Kekhawatiran tertinggi bagi sebagian besar rakyat Indonesia, karena sebuah gelar sarjana bahkan gelar pasca sarjana tidak menjamin kualitas dan kompetensi.
Kulitas dan kompetensi tidak ditentukan oleh gelar seseorang, tetapi sangat sulit bagi seseorang pada saat ini bila untuk menjadi PNS, mencapai jabatan-pimpinan di suatu lembaga bila tidak memiliki gelar, sekalipun hanya S1 atau S2.
Gelar masih menjadi kebutuhan seseorang saat ini dan kedepan, sekalipun gelar itu tidak menjamin kompetensi dan kualitas.
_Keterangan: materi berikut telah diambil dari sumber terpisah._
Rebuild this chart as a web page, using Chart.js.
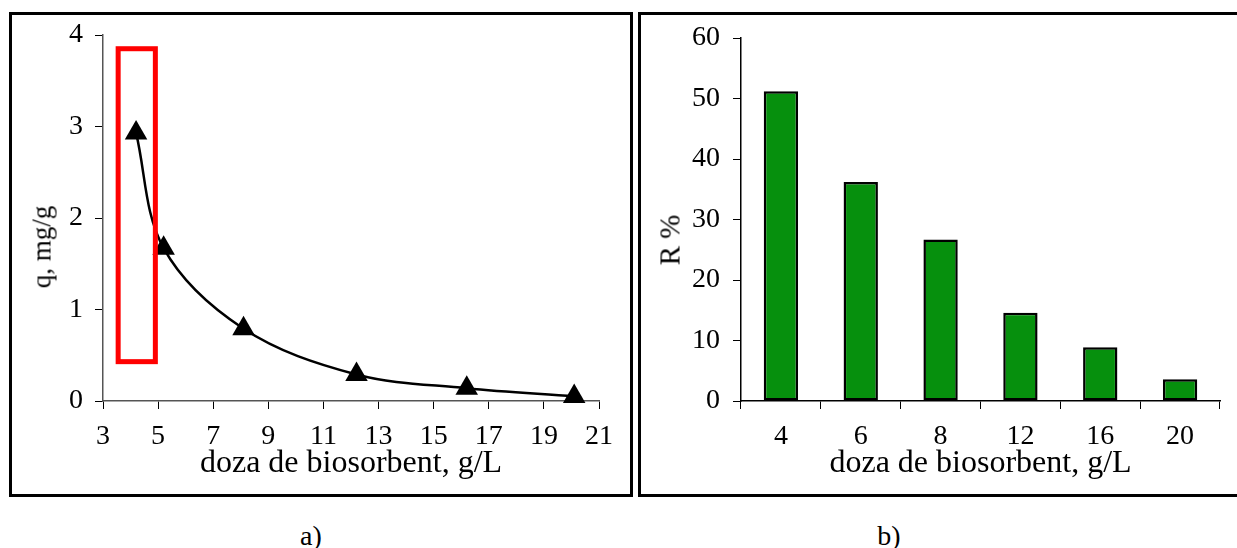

Kompetensi dan kualitas dapat dibeli dan diperoleh dalam waktu yang sangat cepat. Kekhawatiran publik pun muncul karena kelulusan tidak menjamin dapat berkarya dan bekerja.
Kegembiraan lulus sarjana atau pasca sarjana hanya kegembiraan sehari, karena seteah itu ada tuntutan untuk dapat berkarya dan bekerja di profesinya masing-masing.
Berkarya dan bekerja merupakan ouput dari sebuah pendidikan dan pengalaman, sekalipun banyak kita temukan orang-orang yang tidak mengenyam pendidikan tinggi dapat memerintah anak buah dan stafnya yang pendidikan S1, S2 bahkan S3.
Berbanding lurus dengan itu yang berpendidikan tinggi dan bergelar Prof doktor bisa diperintah oleh tamatan SMA atau hanya S1 yang menjadi Gubernur, Bupati dan Walikota.
Konflik di dunia pendidikan tidak berhenti pada pelayanan pendidikan yang mahal, karena tanpa biaya yang cukup anak-anak kita hanya mendapatkan Ilmu dan keterampilan dengan kualitas rendah.
Sementara kalangan dhuafa dapat memperoleh Ilmu dan keterampilan tingkat tinggi karena mereka memiliki sumber daya yang cukup untuk membeli kompetensi dan kualitas itu.
Jangan bermimpi saat ini, mendapatkan kualitas dan kompetensi secara gratis, karena semua nya itu harus diperoleh dengan dollar dan rupiah yang tinggi.